Emergenze, Wi-fi libero e amministrazioni pubbliche
Durante il terremoto internet è tornato a fare il mestiere per cui era nato: negli anni Sessanta, infatti, i servizi segreti americani lo crearono per avere un sistema di comunicazioni di back up e di emergenza. Ma per il wi-fi libero è necessaria una regolamentazione
Trasferire le chiamate su Skype, i messaggi su WhatsApp e le richieste d'aiuto su Twitter. Sono state queste le soluzioni 2.0 per affrontare l'emergenza terremoto. Fin dai primi minuti dopo la scossa, in rete è circolato un appello: «Usare il cellulare solo in caso di estrema necessità e ad aprire le reti wi-fi private».
In particolare aprire il wi-fi, rendendo quindi la propria connessione libera e accessibile a tutti, ha rappresentato una soluzione importante per alleggerire le reti telefoniche, andate ben presto in tilt a causa dei danni alle infrastrutture e del successivo sovraccarico dovuto alle numerose telefonate effettuate non solo per richiedere soccorso, ma anche per avere informazioni sulla situazione di amici e parenti.
In sostanza connettersi ad internet tramite device mobili ha permesso di liberare gran parte della banda occupata dal traffico dati sulle reti cellulari. L'appello, lanciato tra gli altri anche da Saviano (su Twitter) e Di Pietro (su Facebook) è stato accolto da tanti, sia privati cittadini che, con un paio di semplici operazioni, hanno tolto la password dal proprio wi-fi, sia dalla pubblica amministrazione, con molti comuni che hanno provveduto a rendere disponibile a tutti l'accesso al proprio sistema web.
In pratica internet è tornato a fare il mestiere per cui era nato: negli anni Sessanta, durante la Guerra Fredda, i servizi segreti americani lo crearono per avere un sistema di comunicazioni di back up e di emergenza, da usare nel momento in cui telefono, telegrafo e stazioni radio venissero messe in crisi o distrutte dal nemico.
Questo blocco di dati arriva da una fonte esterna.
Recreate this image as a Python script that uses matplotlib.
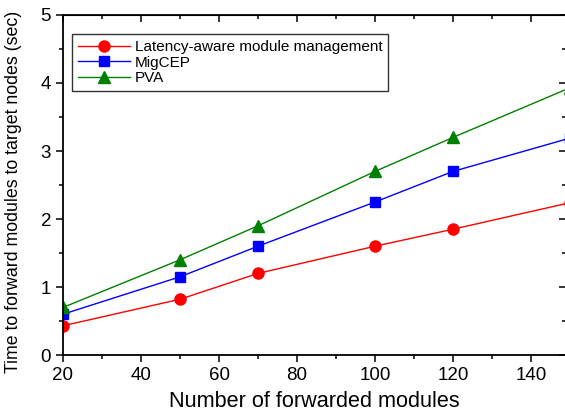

L'idea del wi-fi libero, in situazioni di emergenza, rappresenta senza dubbio una possibilità e un segno di civiltà. Tuttavia, e in rete subito dopo la richiesta di apertura questa problematica è stata sollevata, resta il problema della sicurezza. La password del wi-fi, infatti, protegge la nostra identità digitale: se la togliamo, lasciamo che tutto ciò che vi transita sia visibile in chiaro da chiunque. E malintenzionati e sciacalli, purtroppo, sono sempre dietro l'angolo.
Chissà che questa emergenza non porti ad avere una regolamentazione in merito. Ovvero che non debbano essere i privati cittadini, sull'onda dell'emotività, ad aprire la propria rete, ma che le pubbliche amministrazioni, in caso di calamità, abbiano a disposizione una sorta di interruttore di riserva, libero e accessibile, da accendere e mettere a disposizione dei cittadini.